La façon de gérer et d’exploiter les réponses aux questionnaires à chaud devient donc stratégique : plus on apportera des éléments de preuves objectifs de la qualité des prestations délivrées, plus le prospect connaitra avant la décision d’achat le niveau de qualité de ce qu’il achète, et plus il sera à même de payer un prix élevé car le risque de subir une prestation de qualité inférieure à ce qui a été vendu disparait.
En quoi la digitalisation des questionnaires de satisfaction à chaud nous aide ?
La collecte et encore plus l’exploitation des questionnaires de satisfaction est une tâche administrative très consommatrice de temps, c’est la raison pour laquelle les questionnaires papier ne sont pas exploités.
Dès lors que l’on digitalise les questionnaires, on peut stocker et exploiter automatiquement les données, ce qui permet d’éditer facilement des statistiques et faire des tris dans tous les sens : taux de satisfaction par formateur, par client, par séminaire. Les organismes disposent désormais des outils et de toutes les informations pour rassurer leurs clients et défendre leurs tarifs car ils peuvent attester de la qualité de ce qu’ils délivrent sur longue période.
Qu’est-ce qu’un élément de preuve objectif de la qualité ?
Pour que la preuve soit objective, il faut tout d’abord qu’elle soit fournie par un tiers qui n’est pas lié à l’acte de commercialisation de la formation (ni l’organisme lui-même, ni la plateforme qui le commercialise). Il ne doit donc pas y avoir le conflit d’intérêt.

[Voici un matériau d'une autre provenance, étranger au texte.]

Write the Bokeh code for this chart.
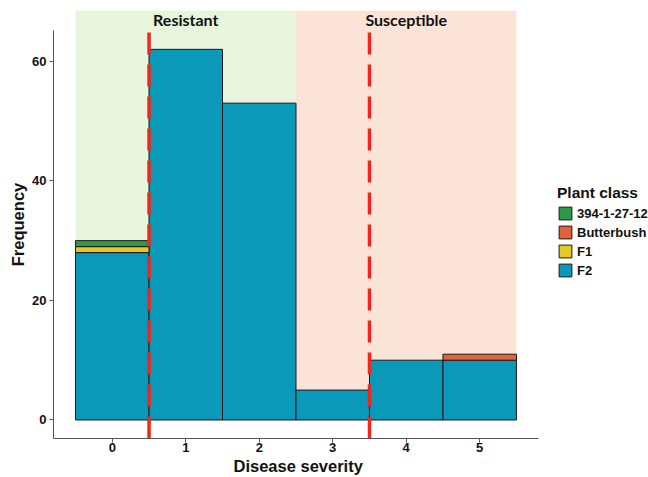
from bokeh.plotting import figure
from bokeh.models import ColumnDataSource, Legend, LegendItem, Label, Range1d, FixedTicker, Title
from bokeh.embed import file_html
from bokeh.resources import INLINE

# ---- data ----
severity = [0, 1, 2, 3, 4, 5]
f2_counts = [28, 62, 53, 5, 10, 10]
f1_counts = [1, 0, 0, 0, 0, 0]
butterbush_counts = [0, 0, 0, 0, 0, 1]
line394_counts = [1, 0, 0, 0, 0, 0]
classes = ["F2", "F1", "Butterbush", "394-1-27-12"]          # stacking order, bottom to top
legend_order = ["394-1-27-12", "Butterbush", "F1", "F2"]
class_colors = {"F2": "#0A99B8", "F1": "#E3CA25", "Butterbush": "#E4623B", "394-1-27-12": "#2E9A47"}
zone_names = ["Resistant", "Susceptible"]
zone_left = [-0.5, 2.5]
zone_right = [2.5, 5.5]
zone_colors = ["#E8F4DC", "#FBE4D7"]
zone_label_x = [1, 4]
cutoffs = [0.5, 3.5]
y_ticks = [0, 20, 40, 60]

counts = {"F2": f2_counts, "F1": f1_counts, "Butterbush": butterbush_counts, "394-1-27-12": line394_counts}

XMIN, XAXIS_END, XMAX = -0.8, 5.8, 7.297
YMIN, YTOP_AXIS, YMAX = -3.1, 65.1, 68.5

p = figure(width=648, height=477, x_range=Range1d(XMIN, XMAX), y_range=Range1d(YMIN, YMAX),
           output_backend="svg", toolbar_location=None,
           min_border_left=53, min_border_right=0, min_border_top=10, min_border_bottom=39)
p.outline_line_color = None
p.xgrid.visible = False
p.ygrid.visible = False
p.background_fill_color = "white"

# background zones
p.quad(left=zone_left, right=zone_right, bottom=[0, 0], top=[YMAX, YMAX],
       fill_color=zone_colors, line_color=None)

# stacked bars
renderers = {}
bottoms = [0] * len(severity)
for cls in classes:
    vals = counts[cls]
    xs, bs, ts = [], [], []
    for i, v in enumerate(vals):
        if v > 0:
            xs.append(severity[i]); bs.append(bottoms[i]); ts.append(bottoms[i] + v)
        bottoms[i] += v
    src = ColumnDataSource(dict(x=xs, bottom=bs, top=ts))
    renderers[cls] = p.vbar(x="x", bottom="bottom", top="top", width=1.0, source=src,
                            fill_color=class_colors[cls], line_color="#1a1a1a", line_width=1)

# dashed cutoffs
p.segment(x0=cutoffs, y0=[YMIN, YMIN], x1=cutoffs, y1=[YTOP_AXIS, YTOP_AXIS],
          line_color="#F2261C", line_width=3.5, line_dash="22 10")

# zone labels
for name, xx in zip(zone_names, zone_label_x):
    p.add_layout(Label(x=xx, y=67.0, text=name, text_align="center", text_baseline="middle",
                       text_font="Lato", text_font_style="bold", text_font_size="16px",
                       text_color="#111111"))

# axes
for ax in (p.xaxis[0], p.yaxis[0]):
    ax.axis_line_color = "#555555"
    ax.axis_line_width = 1
    ax.major_tick_line_color = "#555555"
    ax.major_tick_in = 0
    ax.major_tick_out = 4
    ax.minor_tick_line_color = None
    ax.major_label_text_font = "Liberation Sans"
    ax.major_label_text_font_style = "bold"
    ax.major_label_text_font_size = "13px"
    ax.major_label_text_color = "#111111"
    ax.axis_label_text_font = "Liberation Sans"
    ax.axis_label_text_font_style = "bold"
    ax.axis_label_text_font_size = "16.5px"
    ax.axis_label_text_color = "#111111"
p.xaxis[0].ticker = FixedTicker(ticks=severity)
p.xaxis[0].major_label_standoff = 0
p.xaxis[0].bounds = (XMIN, XAXIS_END)
p.yaxis[0].ticker = FixedTicker(ticks=y_ticks)
p.yaxis[0].major_label_standoff = 3
p.yaxis[0].bounds = (YMIN, YTOP_AXIS)
p.yaxis[0].axis_label = "Frequency"
p.yaxis[0].axis_label_standoff = 2

xtitle = Title(text="Disease severity", align="left", offset=180, standoff=0,
               text_font="Liberation Sans", text_font_style="bold", text_font_size="16.5px",
               text_color="#111111")
p.add_layout(xtitle, "below")

legend = Legend(items=[LegendItem(label=c, renderers=[renderers[c]]) for c in legend_order],
                location=(504, 160), title="Plant class",
                title_text_font="Liberation Sans", title_text_font_style="bold", title_text_font_size="15.5px",
                title_text_color="#111111",
                label_text_font="Liberation Sans", label_text_font_style="bold", label_text_font_size="13px",
                label_text_color="#111111",
                glyph_width=16, glyph_height=16, label_height=16, spacing=3, padding=0, margin=0,
                label_standoff=4, title_standoff=3, background_fill_alpha=0, border_line_color=None)
p.add_layout(legend)

open("out.html", "w").write(file_html(p, INLINE))
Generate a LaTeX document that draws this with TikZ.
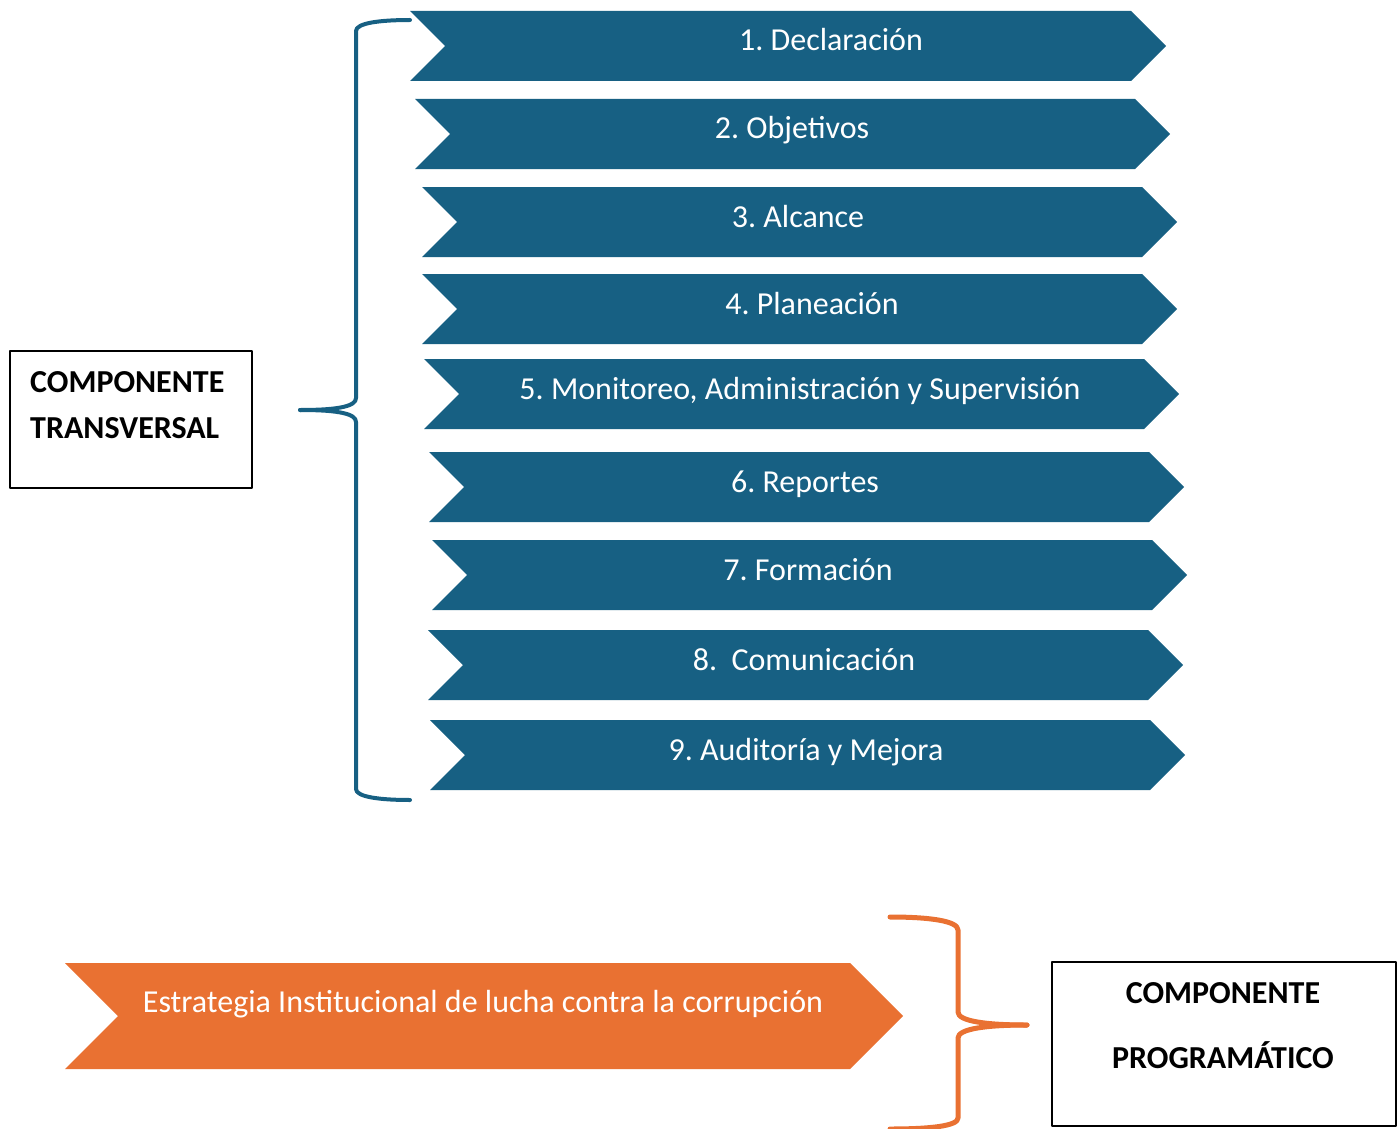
\documentclass[tikz,border=0pt]{standalone}
\usepackage{fontspec}
\usepackage{tikz}
\setmainfont{Carlito}
\usetikzlibrary{positioning}
\definecolor{azul}{rgb}{0.09,0.376,0.514}
\definecolor{naranja}{rgb}{0.914,0.443,0.196}
\frenchspacing
\tikzstyle{every node}=[font=\fontsize{32}{38}\selectfont]
\tikzset{
  paso/.style={anchor=base,text=white,inner sep=0pt},
  titulo/.style={anchor=base,font=\fontsize{32}{38}\selectfont\bfseries,inner sep=0pt},
  caja/.style={draw=black,line width=1.2pt,minimum width=#1,inner sep=0pt}
}
\begin{document}
\begin{tikzpicture}[line cap=round,line join=round,x=1pt,y=-1pt]
\useasboundingbox (0,0) rectangle (1400,1129);
% componente transversal
\fill[azul] (410,11) -- (1131,11) -- (1166,46) -- (1131,81) -- (410,81) -- (445,46) -- cycle;
\node[paso] (p1) at (831,51) {1. Declaración};
\fill[azul] (415,99) -- (1135,99) -- (1170,134) -- (1135,169) -- (415,169) -- (450,134) -- cycle;
\node[paso] (p2) at (792,139) {2. Objetivos};
\fill[azul] (422,187) -- (1142,187) -- (1177,222) -- (1142,257) -- (422,257) -- (457,222) -- cycle;
\node[paso] (p3) at (798,227) {3. Alcance};
\fill[azul] (422,274) -- (1142,274) -- (1177,309) -- (1142,344) -- (422,344) -- (457,309) -- cycle;
\node[paso] (p4) at (812,314) {4. Planeación};
\fill[azul] (424,359) -- (1144,359) -- (1179,394) -- (1144,429) -- (424,429) -- (459,394) -- cycle;
\node[paso] (p5) at (800,399) {5. Monitoreo, Administración y Supervisión};
\fill[azul] (429,452) -- (1149,452) -- (1184,487) -- (1149,522) -- (429,522) -- (464,487) -- cycle;
\node[paso] (p6) at (805,492) {6. Reportes};
\fill[azul] (432,540) -- (1152,540) -- (1187,575) -- (1152,610) -- (432,610) -- (467,575) -- cycle;
\node[paso] (p7) at (808,580) {7. Formación};
\fill[azul] (428,630) -- (1148,630) -- (1183,665) -- (1148,700) -- (428,700) -- (463,665) -- cycle;
\node[paso] (p8) at (804,670) {8.\ \ Comunicación};
\fill[azul] (430,720) -- (1150,720) -- (1185,755) -- (1150,790) -- (430,790) -- (465,755) -- cycle;
\node[paso] (p9) at (806,760) {9. Auditoría y Mejora};
\draw[azul,line width=4pt] (300,410) .. controls (340,410) and (356,406) .. (356,398) -- (356,31) .. controls (356,23) and (380,20) .. (410,20);
\draw[azul,line width=4pt] (300,410) .. controls (340,410) and (356,414) .. (356,422) -- (356,789) .. controls (356,797) and (380,800) .. (410,800);
\node[caja=242pt,minimum height=137pt] (transversal) at (131,419.5) {};
\node[titulo,anchor=base west] (t1) at (30,392) {COMPONENTE};
\node[titulo,anchor=base west] (t2) at (30,438) {TRANSVERSAL};
% componente programatico
\fill[naranja] (65,963) -- (850,963) -- (903,1016) -- (850,1069) -- (65,1069) -- (118,1016) -- cycle;
\node[paso] (estrategia) at (483,1012) {Estrategia Institucional de lucha contra la corrupción};
\draw[naranja,line width=5pt] (1027,1025) .. controls (985,1025) and (958,1021) .. (958,1012) -- (958,930) .. controls (958,921) and (930,917) .. (890,917);
\draw[naranja,line width=5pt] (1027,1025) .. controls (985,1025) and (958,1029) .. (958,1038) -- (958,1118) .. controls (958,1126) and (930,1129) .. (890,1129);
\node[caja=344pt,minimum height=164pt] (programatico) at (1224,1044) {};
\node[titulo] (t3) at (1223,1003) {COMPONENTE};
\node[titulo] (t4) at (1223,1068) {PROGRAMÁTICO};
\end{tikzpicture}
\end{document}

Il faut également que cette preuve soit représentative : dire qu’une formation est de bonne qualité un jour donné ne sert à rien. Ce qui est très utile pour mesurer le risque pris par l’acheteur, c’est la moyenne de la qualité sur un temps long.
il faut ensuite que cette preuve soit comparable et c’est pour cette raison que nous militons chez Quality in Training pour l’utilisation d’un questionnaire de satisfaction normé qui permet de suivre l’évolution dans le temps et en benchmark de la qualité des prestations.
Il faut enfin que la preuve de la qualité des prestations couvre les deux facteurs principaux de qualité en matière de formation : qualité des contenus ET qualité des formateurs.